With a few different tricks, we can take a graph that looks like this:
To one that looks like this:
The easiest way to do this is by looking for something similar to the collections tab in Maltego. It is a way to cluster nodes of individual types into one another. Now that we have each individual type of nodes into a collection, we can pull those out into their own graph and review each one however we need. We can do this recursively as well, so if while we are looking at, say, all of the Facebook users we found, we can pull each user out into their own tab and move back over the relevant information.
Some other good ways to not get drowned in results is to limit the amount you are looking at. When querying something simple, for the best result, it may be better to limit the number of results to a more manageable number.
We can also look at how detailed of a starting point we have.
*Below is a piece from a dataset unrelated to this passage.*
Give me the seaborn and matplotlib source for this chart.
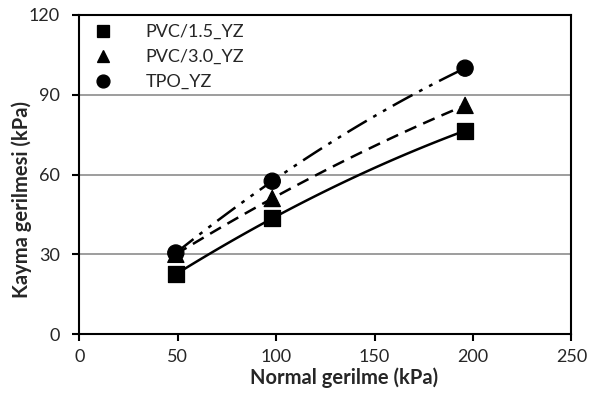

If we are starting with a really common name such as John Smith, it may take us a while to filter that down without any other information. We eventually could link a target to the name, but it would be better if we have multiple starting points so that we can quickly push through extra information.
These are just a few ways of looking at data and how we handle it inside of data visualization tools. Sometimes, we have to manually sort through thousands of results, but we have to break those down into manageable chunks to avoid things like rabbit trailing.
The key to any successful investigation is to break each part up into the individual parts and handle them one piece at a time. In-depth online investigations can very quickly get overwhelming, as we saw above. We have to parse through a ton of information, so breaking each piece up into manageable parts, timelining those parts, and organizing them is necessary. Keep track of everything as you go. Do not delete anything, but it is okay to move it around and organize it so you, and more importantly anyone who has to look at it, can see your thought process.